Where do I go? How do I search for something worthwhile? There's no central space to find it, compare communities etc. I was curious but now I am kind of put off.




This looks amazing, thank you!

It just needs to be posted as a main aggregator at https://join-lemmy.org, or even better, on the right hand side panel on every Lemmy instance.

I know this would be a centralized database of communities (which is probably frowned upon in the fediverse) but I don't think there's a sensible way around it.


Discoverability is a double edged sword. You'll find it, but so will every bot and scammer on the planet too. Then moderation will get ever stricter to get rid of the abusers and eventually the place becomes a mess for one reason or another.


I'm sure spam bots and scammers aren't waiting on indexes to appear and do their own, so providing an index can't make them more problematic they already are.

Trolls, bullies and harassers though will have better access to you.


Reminds me of security by obscurity in cryptography, I don't buy it.

In principle this probably happens but the alternative is having no large vibrant communities.


Hence a real name requirement, and/or a real money pseudonymous account requirement, seems to be pretty much the future.
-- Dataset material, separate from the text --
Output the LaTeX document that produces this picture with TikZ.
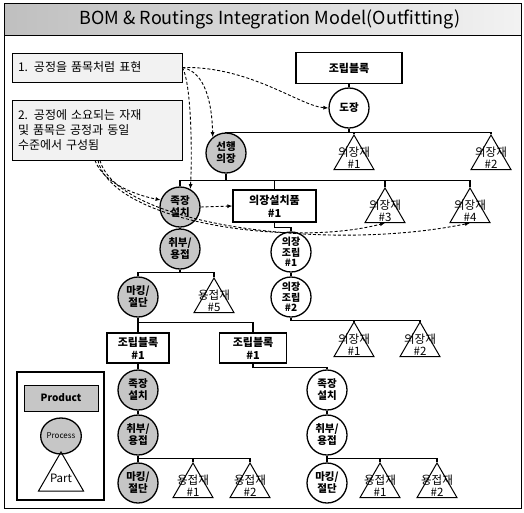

Authoritarians are salivating at the idea of real name requirements.


Not to mention that such requirements don't actually do what their proponents hope.


Possibly, how does that relate to my comment?


I ran into this same issue. But I asked myself, if I passed through and left because no one was active, why not plant some seed content for the next person that passes through? I couldn't be the only one looking for smaller, more intimate communities.

I did this for a "dead" forum and after about a week of "squatting" there and posting for myself, other people started showing up and replying to it.

People should treat the digital silence of dead communities as an asset and free real estate to share their thoughts.


I checked and you can find a good number of communities by going to one of the larger Lemmy sites, clicking on the Communities tab and selecting All. If you want one directory from many instances (I assume this is what you meant by central space), someone would have to create it.